A posteriori error estimates for the wave equation with mesh change in the leapfrog method

TL;DR

This paper develops a fully computable a posteriori error estimator for the wave equation solved with the leapfrog method, accommodating adaptive mesh changes and local time-stepping while maintaining explicit time integration efficiency.

Contribution

It introduces a novel a posteriori error estimator that handles mesh changes and local time-stepping in the leapfrog method for the wave equation, enhancing adaptive computational techniques.

Findings

Error estimator achieves optimal convergence rates

Numerical results validate estimator accuracy

Method supports adaptive mesh and time-stepping

Abstract

We derive a fully computable aposteriori error estimator for a Galerkin finite element solution of the wave equation with explicit leapfrog time-stepping.
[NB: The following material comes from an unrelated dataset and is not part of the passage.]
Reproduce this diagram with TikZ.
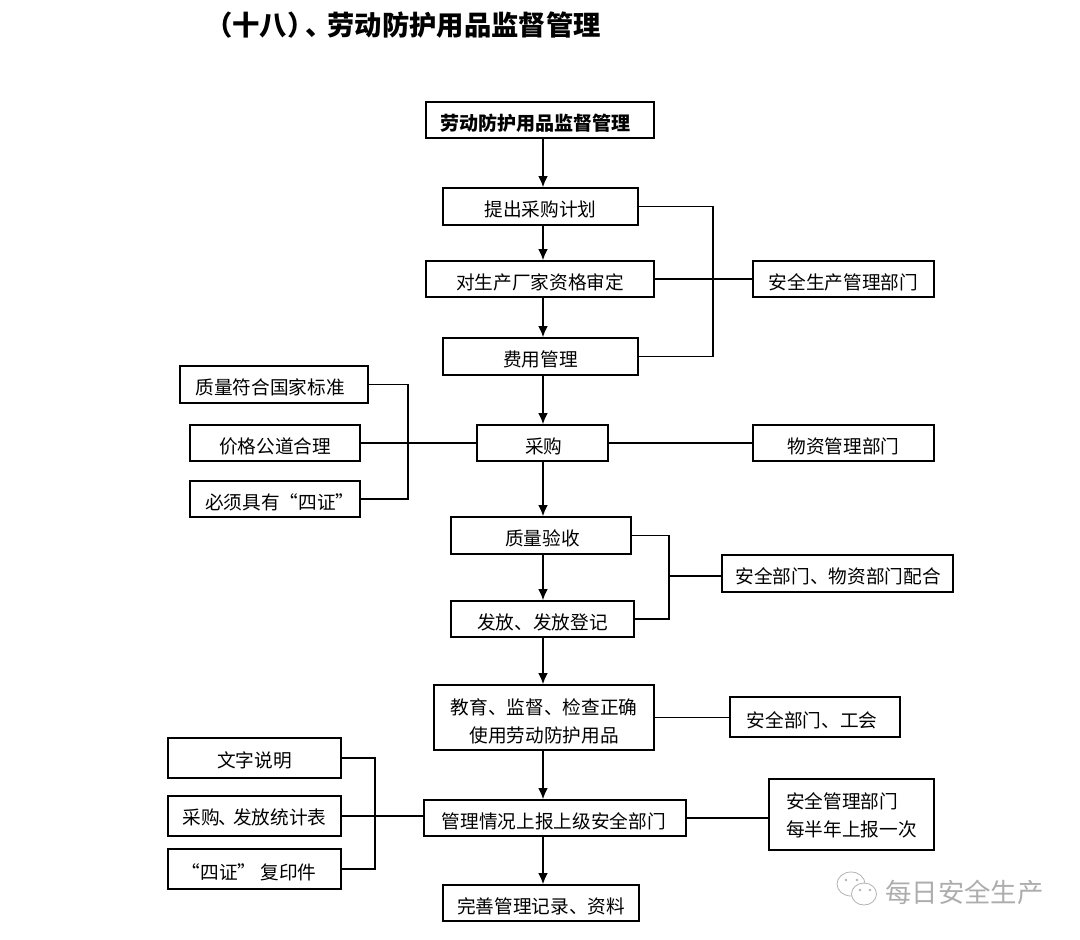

Our discrete formulation accommodates both time evolving meshes and leapfrog based local time-stepping (Diaz & Grote, 2009), which overcomes the stringent stability restriction on the time-step due to local mesh refinement. Thus we account for adaptive time-stepping with mesh change in a fully explicit time integration while retaining its efficiency. The error analysis relies on elliptic reconstructors and abstract grid transfer operators, which allows for use-defined elliptic error estimators. Numerical results using the elliptic Babu\v{s}ka-Rheinboldt estimators illustrate the optimal rate of convergence with mesh size of the aposteriori error estimator.